Abstract

Narrative medicine is a teaching methodology that is uniquely suited to the openly ideological teaching of antiracism, antisexism, and anticlassism. This article is based on a medical school humanities seminar on women's illness narratives that was involved in this sort of cultural critique.

The seminar was framed as a course on reading and writing the body. The mind/body dichotomy not only is what differentiates mindful physicians from body-focused patients; it also has distinctly gendered overtones. Since science itself is constructed as mindful and male while women are supposedly emotional and body-focused, women physicians often find that acceptance into the fraternity of medicine requires a disembodiment from their reproductive, sexual, and otherwise physical selves. During this seminar, second-year female medical students not only gained an empathic understanding of women patients' experiences by reading pathographies; they turned this empathy inward toward oftentimes fractionalized body-selves, by writing about their own bodily experiences with illness and caregiving. Class discussions based on these reading and writing exercises gave students the space to articulate forces of control and disembodiment in medicine.
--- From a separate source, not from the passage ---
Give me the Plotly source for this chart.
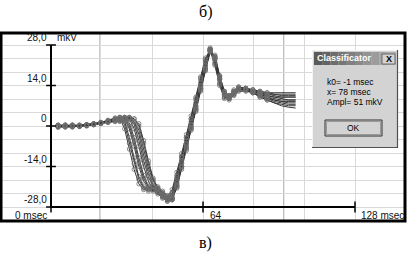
import plotly.graph_objects as go

# ---------------- data ----------------
t_ms = [3, 6, 9, 12, 15, 18, 21, 24, 27,
        29, 31, 33, 35, 37, 39, 41, 43, 45, 47, 49, 51, 53, 55, 57, 59, 61, 63, 65, 67, 69, 71, 73, 75, 77, 79,
        82, 85, 88, 91, 94, 97, 100, 103]

trace_a = [0.2, -0.2, 0.3, 0, 0.5, 0.8, 1.2, 1.8, 2.5,
           3, -1, -8, -15, -20, -22, -21.5, -21, -21.5, -23, -24.5, -22, -16, -9.5, -3, 3.5, 10, 17, 23.5, 26, 21, 14, 9.5, 10.5, 12.5, 13,
           12.5, 12, 11.5, 11, 10.5, 10, 10, 10]
trace_b = [-0.3, 0, -0.2, 0.2, 0.3, 0.5, 1.0, 1.6, 2.4,
           2.8, 1.5, -4, -11, -17.5, -21, -22, -21, -22, -23.5, -25, -23, -17, -10.5, -4, 2.5, 9, 16, 22.5, 26.5, 22, 15, 10, 10, 12, 13.5,
           13, 12, 11, 10.5, 10, 9.5, 9, 9]
trace_c = [0, 0.3, 0, -0.2, 0.2, 0.7, 1.3, 2.0, 2.8,
           3, 2.5, -1, -7, -14, -19, -21.5, -22, -22.5, -24, -25.5, -24, -18, -11, -5, 1.5, 8, 15, 22, 26, 23, 16, 11, 9.5, 11.5, 13,
           13, 12.5, 12, 11.5, 11.5, 11.5, 11.5, 11.5]
trace_d = [0.3, 0, 0.2, 0.3, 0, 0.4, 0.9, 1.5, 2.2,
           2.5, 3, 1, -4, -11, -17, -21, -22.5, -23, -24.5, -26, -25, -19, -12, -6, 0.5, 7, 14, 21, 26.5, 23.5, 16.5, 11, 9, 11, 12.5,
           12.5, 12, 11, 10, 9, 8.5, 8.5, 8.5]
trace_e = [-0.5, -0.3, 0, 0, 0.3, 0.6, 1.0, 1.5, 2.0,
           2, 3, 2.5, -1, -7, -14, -19, -22, -23.5, -25, -26, -25.5, -20, -13, -6.5, 0, 6.5, 13.5, 20.5, 27, 23, 16, 11, 9.5, 10.5, 12,
           12, 11.5, 10.5, 9.5, 8.5, 8, 7.5, 7.5]
trace_f = [0, -0.2, -0.4, 0, 0.4, 0.8, 1.1, 1.7, 2.2,
           2.3, 2.8, 3, 1.5, -3, -10, -16, -20.5, -23, -24.5, -25.5, -25, -20.5, -14, -7, -0.5, 6, 13, 20, 26.5, 23.5, 16.5, 11.5, 10, 11, 12.5,
           12.5, 11.5, 10, 9, 8, 7, 6.5, 6.2]
trace_g = [0.2, 0.4, 0.2, 0, 0.2, 0.5, 1.0, 1.4, 1.9,
           2, 2.5, 3, 2.5, 0, -6, -13, -18.5, -22, -24, -25, -25.5, -21, -14.5, -8, -1, 5.5, 12.5, 19.5, 26, 24, 17, 12, 10.5, 11.5, 13,
           13, 12.5, 12, 11.5, 11, 10.5, 10.5, 10.5]
trace_h = [-0.2, 0, 0.3, 0.2, 0.4, 0.6, 0.8, 1.3, 1.7,
           1.8, 2.2, 2.8, 2.5, 0.8, -5, -12, -18, -21.5, -23.5, -24.5, -25, -21.5, -15, -8.5, -1.5, 5, 12, 19, 25.5, 24.5, 17.5, 12, 10.5, 12, 13.5,
           13, 12, 11, 10, 9.5, 9, 9, 9]
trace_i = [0, -0.4, -0.2, 0.1, 0.2, 0.5, 0.9, 1.2, 1.5,
           1.5, 2, 2.5, 1.5, -1.5, -8, -14.5, -19, -21, -22.5, -24, -24.5, -21, -14, -7.5, -1, 5.5, 12.5, 19.5, 26, 24, 17, 11.5, 10, 11.5, 13,
           13, 12.5, 11.5, 10.5, 10, 10, 10, 10]
trace_j = [0.1, 0.2, -0.1, 0.1, 0.4, 0.7, 1.1, 1.7, 2.4,
           2.9, 0.5, -6, -13, -18.5, -21.5, -22.5, -22, -22, -23.5, -25, -23.5, -17.5, -10.5, -4, 2.5, 9.5, 16.5, 23, 26.5, 21.5, 14.5, 10, 10, 12, 13,
           12.5, 11.5, 10.5, 9.5, 9, 8.5, 8, 8]
trace_k = [-0.2, 0.1, 0.3, -0.1, 0.1, 0.5, 1.0, 1.6, 2.3,
           2.7, 3, 0, -5.5, -12.5, -18, -21, -22, -22.5, -24, -25.5, -25, -19.5, -12.5, -6, 0.5, 7, 14, 21, 26.5, 23.5, 16.5, 11, 9.5, 11, 12.5,
           12.5, 12, 11.5, 11, 11, 11, 11, 11]
trace_l = [0.3, 0.1, 0, 0.3, 0.5, 0.7, 1.0, 1.5, 2.1,
           2.4, 2.7, 2.8, 0.5, -5, -12, -17.5, -21, -23, -24.5, -25.5, -25.5, -20.5, -14, -7.5, -0.5, 6, 13, 20, 26, 24, 17, 11.5, 10, 11.5, 13,
           12.5, 11.5, 10, 9, 8, 7.5, 7, 7]

traces = [trace_a, trace_b, trace_c, trace_d, trace_e, trace_f,
          trace_g, trace_h, trace_i, trace_j, trace_k, trace_l]

marker_until_ms = 91

y_ticks = [28, 14, 0, -14, -28]
y_tick_labels = ["28,0", "14,0", "0", "-14,0", "-28,0"]
y_unit = "mkV"
x_ticks = [0, 64, 128]
x_tick_labels = ["0 msec", "64", "128 msec"]
grid_x_ms = [42.667, 64, 85.333, 106.667, 128]
grid_y_step = 14 / 3
cursor_ms = [20.6, 98]

dialog_title = "Classificator"
dialog_lines = ["k0= -1 msec", "x= 78 msec", "Ampl= 51 mkV"]
dialog_button = "OK"
top_caption = "б)"
bottom_caption = "в)"

# ---------------- layout helpers ----------------
W, H = 407, 259
ML, MR, MT, MB = 1, 2, 33, 38


def px(x):
    return (x - ML) / (W - ML - MR)


def py(y):
    return (H - MB - y) / (H - MT - MB)


fig = go.Figure()

for vals in traces:
    fig.add_trace(go.Scatter(x=t_ms, y=vals, mode="lines",
                             line=dict(color="#383838", width=1.0),
                             hoverinfo="skip", showlegend=False))
for vals in traces:
    xs = [t for t in t_ms if t <= marker_until_ms]
    ys = vals[:len(xs)]
    fig.add_trace(go.Scatter(x=xs, y=ys, mode="markers",
                             marker=dict(symbol="circle-open", size=4.2, color="#6c6c6c",
                                         line=dict(width=0.8, color="#6c6c6c")),
                             hoverinfo="skip", showlegend=False))

# axis tick crosses
fig.add_trace(go.Scatter(x=[0] * len(y_ticks), y=y_ticks, mode="markers",
                         marker=dict(symbol="line-ew-open", size=7, color="black",
                                     line=dict(width=1.5, color="black")),
                         hoverinfo="skip", showlegend=False))
fig.add_trace(go.Scatter(x=x_ticks, y=[y_ticks[-1]] * len(x_ticks), mode="markers",
                         marker=dict(symbol="line-ns-open", size=8, color="black",
                                     line=dict(width=1.5, color="black")),
                         hoverinfo="skip", showlegend=False))

shapes = []
for c in cursor_ms:
    shapes.append(dict(type="line", xref="x", yref="paper", x0=c, x1=c, y0=0, y1=1,
                       line=dict(color="#a8a8a8", width=1), layer="below"))
# axes
shapes.append(dict(type="line", xref="x", yref="y", x0=0, x1=0, y0=y_ticks[-1], y1=y_ticks[0],
                   line=dict(color="black", width=2)))
shapes.append(dict(type="line", xref="x", yref="y", x0=x_ticks[0], x1=x_ticks[-1], y0=y_ticks[-1], y1=y_ticks[-1],
                   line=dict(color="black", width=2)))
# frame
shapes.append(dict(type="rect", xref="paper", yref="paper", x0=0, x1=1, y0=0, y1=1,
                   line=dict(color="black", width=3)))

# dialog body
shapes.append(dict(type="rect", xref="paper", yref="paper", x0=px(312), x1=px(398), y0=py(148), y1=py(50),
                   fillcolor="#d3d3d3", line=dict(width=0)))
shapes.append(dict(type="line", xref="paper", yref="paper", x0=px(312), x1=px(398), y0=py(50.5), y1=py(50.5),
                   line=dict(color="#f4f4f4", width=1)))
shapes.append(dict(type="line", xref="paper", yref="paper", x0=px(312.5), x1=px(312.5), y0=py(148), y1=py(50),
                   line=dict(color="#f4f4f4", width=1)))
shapes.append(dict(type="line", xref="paper", yref="paper", x0=px(312), x1=px(398), y0=py(147.5), y1=py(147.5),
                   line=dict(color="#505050", width=1.2)))
shapes.append(dict(type="line", xref="paper", yref="paper", x0=px(397.5), x1=px(397.5), y0=py(148), y1=py(50),
                   line=dict(color="#505050", width=1.2)))
# title bar gradient
n_strips = 10
for i in range(n_strips):
    g = int(0x5a + (0xb0 - 0x5a) * i / (n_strips - 1))
    col = "#%02x%02x%02x" % (g, g, g)
    x0 = 314 + (396 - 314) * i / n_strips
    x1 = 314 + (396 - 314) * (i + 1) / n_strips
    shapes.append(dict(type="rect", xref="paper", yref="paper", x0=px(x0), x1=px(x1), y0=py(65), y1=py(52),
                       fillcolor=col, line=dict(width=0)))
# close button
shapes.append(dict(type="rect", xref="paper", yref="paper", x0=px(382), x1=px(395), y0=py(64), y1=py(54),
                   fillcolor="#d3d3d3", line=dict(color="#555555", width=0.8)))
# OK button
shapes.append(dict(type="rect", xref="paper", yref="paper", x0=px(325), x1=px(382), y0=py(136), y1=py(120),
                   fillcolor="#d3d3d3", line=dict(color="#303030", width=1)))
shapes.append(dict(type="rect", xref="paper", yref="paper", x0=px(326.5), x1=px(380.5), y0=py(134.5), y1=py(121.5),
                   fillcolor="#d3d3d3", line=dict(color="#8a8a8a", width=0.8)))

annotations = []
for v, lab in zip(y_ticks, y_tick_labels):
    annotations.append(dict(x=0, y=v, xref="x", yref="y", text=lab, showarrow=False,
                            xanchor="right", yanchor="bottom", xshift=-2, yshift=0,
                            font=dict(family="Liberation Sans, Arial", size=10, color="#111111")))
annotations.append(dict(x=0, y=y_ticks[0], xref="x", yref="y", text=y_unit, showarrow=False,
                        xanchor="left", yanchor="bottom", xshift=4, yshift=0,
                        font=dict(family="Liberation Sans, Arial", size=10, color="#111111")))
x_anchor = ["right", "left", "left"]
x_shift = [-2, 5, 4]
for v, lab, a, s in zip(x_ticks, x_tick_labels, x_anchor, x_shift):
    annotations.append(dict(x=v, y=y_ticks[-1], xref="x", yref="y", text=lab, showarrow=False,
                            xanchor=a, yanchor="top", xshift=s, yshift=-1,
                            font=dict(family="Liberation Sans, Arial", size=10, color="#111111")))

annotations.append(dict(x=px(205), y=py(12), xref="paper", yref="paper", text=top_caption, showarrow=False,
                        xanchor="center", yanchor="middle",
                        font=dict(family="Liberation Serif, Times New Roman", size=16, color="black")))
annotations.append(dict(x=px(205), y=py(243), xref="paper", yref="paper", text=bottom_caption, showarrow=False,
                        xanchor="center", yanchor="middle",
                        font=dict(family="Liberation Serif, Times New Roman", size=16, color="black")))

annotations.append(dict(x=px(315), y=py(58.5), xref="paper", yref="paper", text="<b>" + dialog_title + "</b>",
                        showarrow=False, xanchor="left", yanchor="middle",
                        font=dict(family="Liberation Sans, Arial", size=9, color="white")))
annotations.append(dict(x=px(388.5), y=py(59), xref="paper", yref="paper", text="<b>X</b>",
                        showarrow=False, xanchor="center", yanchor="middle",
                        font=dict(family="Liberation Sans, Arial", size=9, color="black")))
for i, line in enumerate(dialog_lines):
    annotations.append(dict(x=px(325), y=py(82 + 10 * i), xref="paper", yref="paper", text=line,
                            showarrow=False, xanchor="left", yanchor="middle",
                            font=dict(family="Liberation Sans, Arial", size=8.5, color="black")))
annotations.append(dict(x=px(353.5), y=py(128), xref="paper", yref="paper", text=dialog_button,
                        showarrow=False, xanchor="center", yanchor="middle",
                        font=dict(family="Liberation Sans, Arial", size=8.5, color="black")))

fig.update_layout(
    width=W, height=H,
    margin=dict(l=ML, r=MR, t=MT, b=MB, pad=0),
    paper_bgcolor="white", plot_bgcolor="white",
    showlegend=False,
    xaxis=dict(range=[-21.05, 149.05], tickvals=grid_x_ms, showticklabels=False, ticks="",
               showgrid=True, gridcolor="#d9d9d9", gridwidth=1, zeroline=False, showline=False, fixedrange=True),
    yaxis=dict(range=[-32.84, 32.15], tick0=0, dtick=grid_y_step, showticklabels=False, ticks="",
               showgrid=True, gridcolor="#d9d9d9", gridwidth=1, zeroline=False, showline=False, fixedrange=True),
    shapes=shapes,
    annotations=annotations,
)

fig.write_html("out.html", config={"displayModeBar": False},
               post_script="document.body.style.margin='0px';document.body.style.overflow='hidden';")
This type of seminar demonstrates that narrative medicine as a discipline can look beyond solely patient-focused narratives and integrate a simultaneously politicized and personalized understanding of medicine. Such an understanding emerges from critically examining medical culture through narratives, while integrating exercises in self-reflection that recognize that not only patients but also physicians bring varied cultural, class, gendered, and sexual histories to their medical encounters.